The East European Revolution has been billed as the triumph of truth over lying. This designation conveys the end of feigned support for communism, but it conceals the continuation of preference falsification. Lying has not ceased but changed character. Now it provides cover to East Europeans afraid to admit their yearnings for the old order.

It is tempting to attribute our amazement at the events of 1989 to the inadequacy of our theories concerning political stability. Our most popular theories of revolution certainly left us ill-prepared for the suddenness with which public sentiment turned. For instance, Theda Skocpol's "structuralist" theory,(4) which shows how changes in international relations can produce social uprisings, does not explain the involved discontinuities. A solid understanding of the interdependencies among individual public preferences (whose significance Skocpol explicitly rejects) would doubtless have prepared us better for an East European explosion.

Yet, once again, these interdependencies are largely hidden from view. And for reasons explained above, the knowledge that preference falsification is pervasive does suffice to establish that a revolution is imminent. We can sense that multitudes are seething with unarticulated discontent without knowing what it would take to turn the possibility of revolt into reality. In principle of course, we can develop techniques for uncovering the relevant interdependencies. But for all practical purposes we lack the means to find and process all the requisite information. Also, there are irremovable political obstacles to the correct interpretation of whatever information is produced. In view of all this, it is safe to say that no theorizing could have prepared us adequately for 1989.

I ought to point out that this is not the first time a major uprising has come as a surprise. The French Revolution of 1789, the Russian Revolution of February 1917 and the Iranian Revolution of 1979-80 are among the successful revolutions that stunned their leaders, participants, victims and observers. The failed ones include the Hungarian uprising of 1956 and the Prague Spring of 1968. In all these cases, preference falsification was a prime factor in the suddenness with which public sometimes shifted and in the cases of failure, shifted back.

Because preference falsification afflicts politics in every society, though in varying forms and degrees, we are likely to be surprised again and again. But obstacles predicting particular revolutions do not rule out the production of useful general insights into the process of revolution. Even if we cannot predict the time and place of the next big uprising, we can prepare ourselves mentally for the mass mobilization that bring it about. Equally important, we can understand why it may surprise us. There are many spheres of knowledge where useful general theories foreclose reliable predictions of specific outcomes. The Darwinian theory of biological evolution illuminates the process whereby species evolve, but without enabling us to specify the future evolution of the swordfish.

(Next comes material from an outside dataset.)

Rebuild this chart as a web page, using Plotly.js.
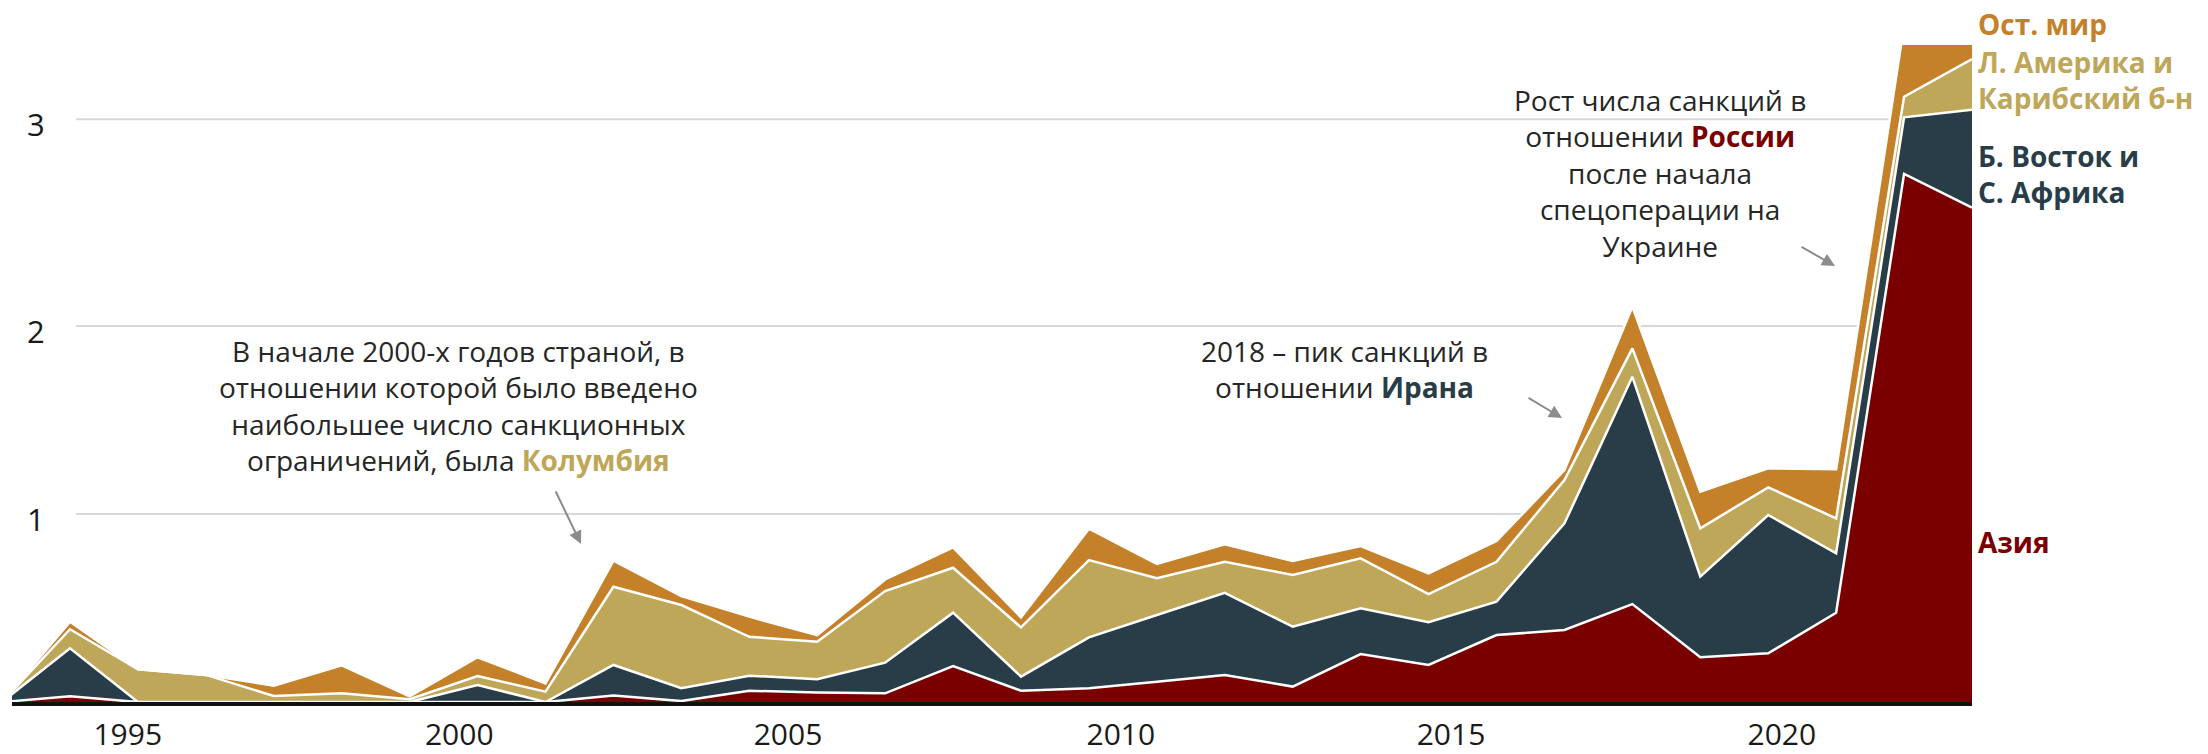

The theory of biological evolution and the present argument have a common virtue: each reveals the source of its predictive limitations. In the case at hand, the source is imperfectly observable nonlinearity. In ways that we cannot hope to grasp fully, public preferences depend on their determinants nonlinearly. This is why an intrinsically insignificant event may generate a massive rise in public dissent.

The notion that small events may unleash huge forces goes against much of twentieth-century social thought, with its emphasis on linearity and thus continuity and gradualism. So does my suggestion of inescapable unpredictability. Lest this be considered offensive to the scientific spirit, I should note that establishing the limits of knowledge is itself a contribution to the pool of useful knowledge. As Friedrich von Hayek(5) reminds us, it is also necessary for charting a realistic scientific agenda.